§ **Exercise task**: Return each line of the listing below, unchanged, and omit the images.
[Source excerpt start]
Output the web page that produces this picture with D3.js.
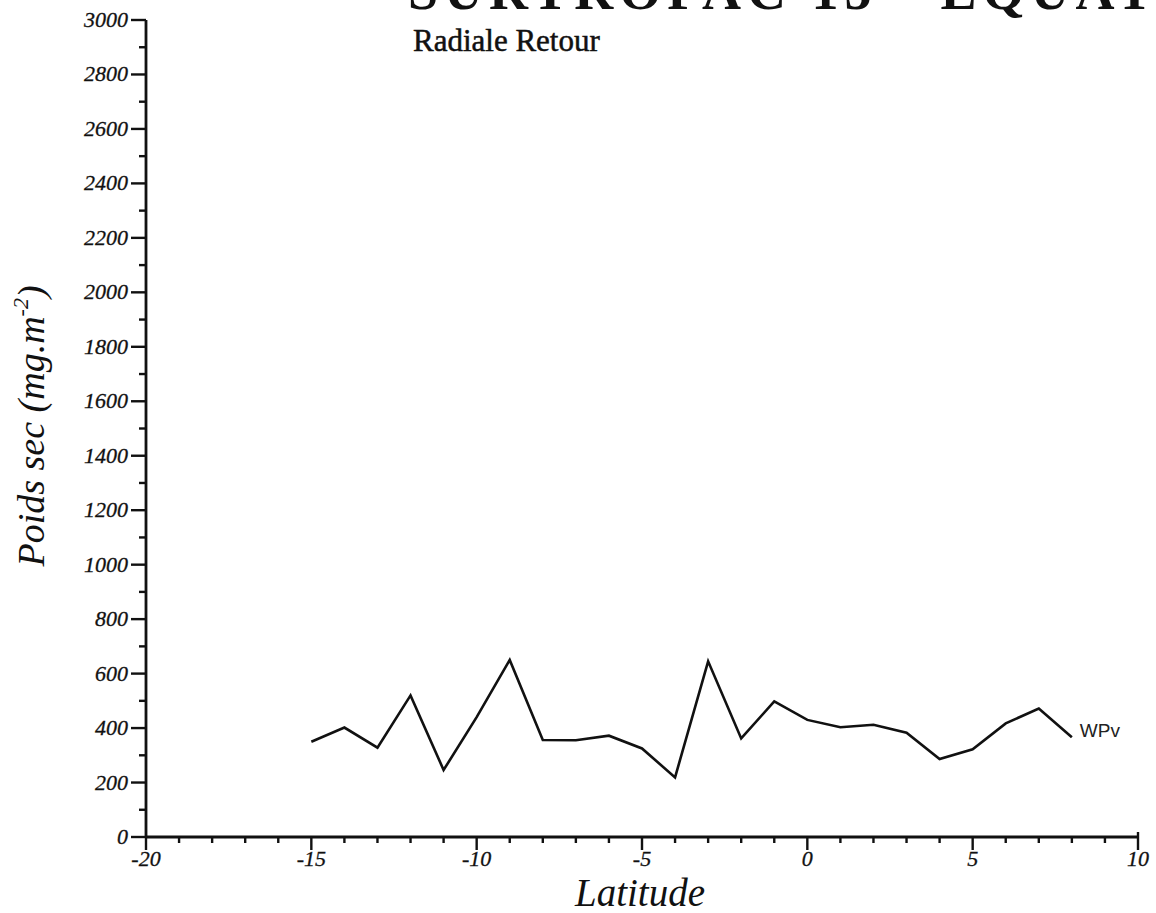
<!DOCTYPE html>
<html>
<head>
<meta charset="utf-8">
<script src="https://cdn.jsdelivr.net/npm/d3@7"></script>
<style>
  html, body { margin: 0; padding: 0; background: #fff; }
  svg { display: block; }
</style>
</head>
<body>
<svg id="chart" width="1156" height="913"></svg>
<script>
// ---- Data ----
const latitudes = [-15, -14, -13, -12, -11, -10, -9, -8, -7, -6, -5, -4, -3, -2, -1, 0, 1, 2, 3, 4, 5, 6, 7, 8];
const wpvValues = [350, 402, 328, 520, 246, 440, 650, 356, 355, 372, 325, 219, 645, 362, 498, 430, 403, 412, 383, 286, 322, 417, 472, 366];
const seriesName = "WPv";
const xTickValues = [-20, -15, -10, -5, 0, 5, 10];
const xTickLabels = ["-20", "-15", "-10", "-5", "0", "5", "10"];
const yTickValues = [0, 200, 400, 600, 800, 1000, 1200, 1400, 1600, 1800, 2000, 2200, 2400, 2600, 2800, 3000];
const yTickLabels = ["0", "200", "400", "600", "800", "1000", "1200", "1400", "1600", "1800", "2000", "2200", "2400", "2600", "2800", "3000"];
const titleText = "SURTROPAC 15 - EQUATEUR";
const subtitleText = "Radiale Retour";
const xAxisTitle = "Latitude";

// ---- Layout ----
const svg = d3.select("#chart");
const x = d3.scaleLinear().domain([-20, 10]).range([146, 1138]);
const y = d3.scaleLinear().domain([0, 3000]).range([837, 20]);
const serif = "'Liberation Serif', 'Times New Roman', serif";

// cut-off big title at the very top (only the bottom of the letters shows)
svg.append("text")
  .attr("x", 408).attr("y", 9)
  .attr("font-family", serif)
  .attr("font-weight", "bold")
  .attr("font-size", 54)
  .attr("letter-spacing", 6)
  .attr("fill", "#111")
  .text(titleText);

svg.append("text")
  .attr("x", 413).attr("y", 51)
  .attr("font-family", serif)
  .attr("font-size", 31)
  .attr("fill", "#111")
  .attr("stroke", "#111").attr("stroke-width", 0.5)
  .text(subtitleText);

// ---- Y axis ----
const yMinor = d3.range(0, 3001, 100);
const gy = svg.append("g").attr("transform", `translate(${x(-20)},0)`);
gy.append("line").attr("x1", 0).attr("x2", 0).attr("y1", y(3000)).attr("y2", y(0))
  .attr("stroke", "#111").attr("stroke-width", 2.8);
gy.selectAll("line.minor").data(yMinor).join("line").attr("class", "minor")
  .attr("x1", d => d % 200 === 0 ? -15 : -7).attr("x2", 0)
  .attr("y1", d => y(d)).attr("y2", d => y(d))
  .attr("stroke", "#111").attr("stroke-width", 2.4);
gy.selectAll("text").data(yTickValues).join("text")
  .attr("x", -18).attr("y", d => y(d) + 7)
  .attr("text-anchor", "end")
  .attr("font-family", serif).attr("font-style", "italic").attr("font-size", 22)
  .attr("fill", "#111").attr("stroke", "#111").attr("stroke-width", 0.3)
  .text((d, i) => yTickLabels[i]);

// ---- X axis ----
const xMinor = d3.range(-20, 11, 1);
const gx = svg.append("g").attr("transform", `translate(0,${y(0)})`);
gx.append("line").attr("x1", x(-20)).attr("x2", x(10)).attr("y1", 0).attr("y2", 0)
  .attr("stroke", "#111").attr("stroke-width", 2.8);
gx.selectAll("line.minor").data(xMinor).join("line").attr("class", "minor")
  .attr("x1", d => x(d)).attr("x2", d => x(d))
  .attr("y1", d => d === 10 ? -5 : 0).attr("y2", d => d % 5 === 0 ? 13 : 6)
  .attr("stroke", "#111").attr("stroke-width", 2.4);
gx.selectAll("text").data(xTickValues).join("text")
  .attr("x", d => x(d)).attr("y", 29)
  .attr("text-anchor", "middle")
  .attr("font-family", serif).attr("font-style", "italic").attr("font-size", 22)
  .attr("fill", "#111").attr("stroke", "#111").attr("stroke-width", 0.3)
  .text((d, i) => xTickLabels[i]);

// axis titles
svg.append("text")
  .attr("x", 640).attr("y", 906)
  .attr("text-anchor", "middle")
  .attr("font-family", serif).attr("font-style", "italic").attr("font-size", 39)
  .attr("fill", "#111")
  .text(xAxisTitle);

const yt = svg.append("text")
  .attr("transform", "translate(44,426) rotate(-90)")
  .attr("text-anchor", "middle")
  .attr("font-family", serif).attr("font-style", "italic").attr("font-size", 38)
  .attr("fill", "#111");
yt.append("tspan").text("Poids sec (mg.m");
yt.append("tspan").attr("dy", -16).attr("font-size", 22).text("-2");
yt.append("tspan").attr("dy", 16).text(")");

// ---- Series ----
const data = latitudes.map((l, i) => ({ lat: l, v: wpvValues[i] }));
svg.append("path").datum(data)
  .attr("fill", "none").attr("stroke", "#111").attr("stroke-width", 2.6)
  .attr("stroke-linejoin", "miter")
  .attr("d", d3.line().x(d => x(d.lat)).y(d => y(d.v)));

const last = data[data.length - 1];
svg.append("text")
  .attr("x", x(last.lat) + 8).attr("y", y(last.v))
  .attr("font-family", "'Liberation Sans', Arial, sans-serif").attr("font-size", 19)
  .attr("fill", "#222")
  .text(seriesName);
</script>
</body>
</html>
[Source excerpt end]
§ **The answer**:
Output the web page that produces this picture with D3.js.
<!DOCTYPE html>
<html>
<head>
<meta charset="utf-8">
<script src="https://cdn.jsdelivr.net/npm/d3@7"></script>
<style>
  html, body { margin: 0; padding: 0; background: #fff; }
  svg { display: block; }
</style>
</head>
<body>
<svg id="chart" width="1156" height="913"></svg>
<script>
// ---- Data ----
const latitudes = [-15, -14, -13, -12, -11, -10, -9, -8, -7, -6, -5, -4, -3, -2, -1, 0, 1, 2, 3, 4, 5, 6, 7, 8];
const wpvValues = [350, 402, 328, 520, 246, 440, 650, 356, 355, 372, 325, 219, 645, 362, 498, 430, 403, 412, 383, 286, 322, 417, 472, 366];
const seriesName = "WPv";
const xTickValues = [-20, -15, -10, -5, 0, 5, 10];
const xTickLabels = ["-20", "-15", "-10", "-5", "0", "5", "10"];
const yTickValues = [0, 200, 400, 600, 800, 1000, 1200, 1400, 1600, 1800, 2000, 2200, 2400, 2600, 2800, 3000];
const yTickLabels = ["0", "200", "400", "600", "800", "1000", "1200", "1400", "1600", "1800", "2000", "2200", "2400", "2600", "2800", "3000"];
const titleText = "SURTROPAC 15 - EQUATEUR";
const subtitleText = "Radiale Retour";
const xAxisTitle = "Latitude";

// ---- Layout ----
const svg = d3.select("#chart");
const x = d3.scaleLinear().domain([-20, 10]).range([146, 1138]);
const y = d3.scaleLinear().domain([0, 3000]).range([837, 20]);
const serif = "'Liberation Serif', 'Times New Roman', serif";

// cut-off big title at the very top (only the bottom of the letters shows)
svg.append("text")
  .attr("x", 408).attr("y", 9)
  .attr("font-family", serif)
  .attr("font-weight", "bold")
  .attr("font-size", 54)
  .attr("letter-spacing", 6)
  .attr("fill", "#111")
  .text(titleText);

svg.append("text")
  .attr("x", 413).attr("y", 51)
  .attr("font-family", serif)
  .attr("font-size", 31)
  .attr("fill", "#111")
  .attr("stroke", "#111").attr("stroke-width", 0.5)
  .text(subtitleText);

// ---- Y axis ----
const yMinor = d3.range(0, 3001, 100);
const gy = svg.append("g").attr("transform", `translate(${x(-20)},0)`);
gy.append("line").attr("x1", 0).attr("x2", 0).attr("y1", y(3000)).attr("y2", y(0))
  .attr("stroke", "#111").attr("stroke-width", 2.8);
gy.selectAll("line.minor").data(yMinor).join("line").attr("class", "minor")
  .attr("x1", d => d % 200 === 0 ? -15 : -7).attr("x2", 0)
  .attr("y1", d => y(d)).attr("y2", d => y(d))
  .attr("stroke", "#111").attr("stroke-width", 2.4);
gy.selectAll("text").data(yTickValues).join("text")
  .attr("x", -18).attr("y", d => y(d) + 7)
  .attr("text-anchor", "end")
  .attr("font-family", serif).attr("font-style", "italic").attr("font-size", 22)
  .attr("fill", "#111").attr("stroke", "#111").attr("stroke-width", 0.3)
  .text((d, i) => yTickLabels[i]);

// ---- X axis ----
const xMinor = d3.range(-20, 11, 1);
const gx = svg.append("g").attr("transform", `translate(0,${y(0)})`);
gx.append("line").attr("x1", x(-20)).attr("x2", x(10)).attr("y1", 0).attr("y2", 0)
  .attr("stroke", "#111").attr("stroke-width", 2.8);
gx.selectAll("line.minor").data(xMinor).join("line").attr("class", "minor")
  .attr("x1", d => x(d)).attr("x2", d => x(d))
  .attr("y1", d => d === 10 ? -5 : 0).attr("y2", d => d % 5 === 0 ? 13 : 6)
  .attr("stroke", "#111").attr("stroke-width", 2.4);
gx.selectAll("text").data(xTickValues).join("text")
  .attr("x", d => x(d)).attr("y", 29)
  .attr("text-anchor", "middle")
  .attr("font-family", serif).attr("font-style", "italic").attr("font-size", 22)
  .attr("fill", "#111").attr("stroke", "#111").attr("stroke-width", 0.3)
  .text((d, i) => xTickLabels[i]);

// axis titles
svg.append("text")
  .attr("x", 640).attr("y", 906)
  .attr("text-anchor", "middle")
  .attr("font-family", serif).attr("font-style", "italic").attr("font-size", 39)
  .attr("fill", "#111")
  .text(xAxisTitle);

const yt = svg.append("text")
  .attr("transform", "translate(44,426) rotate(-90)")
  .attr("text-anchor", "middle")
  .attr("font-family", serif).attr("font-style", "italic").attr("font-size", 38)
  .attr("fill", "#111");
yt.append("tspan").text("Poids sec (mg.m");
yt.append("tspan").attr("dy", -16).attr("font-size", 22).text("-2");
yt.append("tspan").attr("dy", 16).text(")");

// ---- Series ----
const data = latitudes.map((l, i) => ({ lat: l, v: wpvValues[i] }));
svg.append("path").datum(data)
  .attr("fill", "none").attr("stroke", "#111").attr("stroke-width", 2.6)
  .attr("stroke-linejoin", "miter")
  .attr("d", d3.line().x(d => x(d.lat)).y(d => y(d.v)));

const last = data[data.length - 1];
svg.append("text")
  .attr("x", x(last.lat) + 8).attr("y", y(last.v))
  .attr("font-family", "'Liberation Sans', Arial, sans-serif").attr("font-size", 19)
  .attr("fill", "#222")
  .text(seriesName);
</script>
</body>
</html>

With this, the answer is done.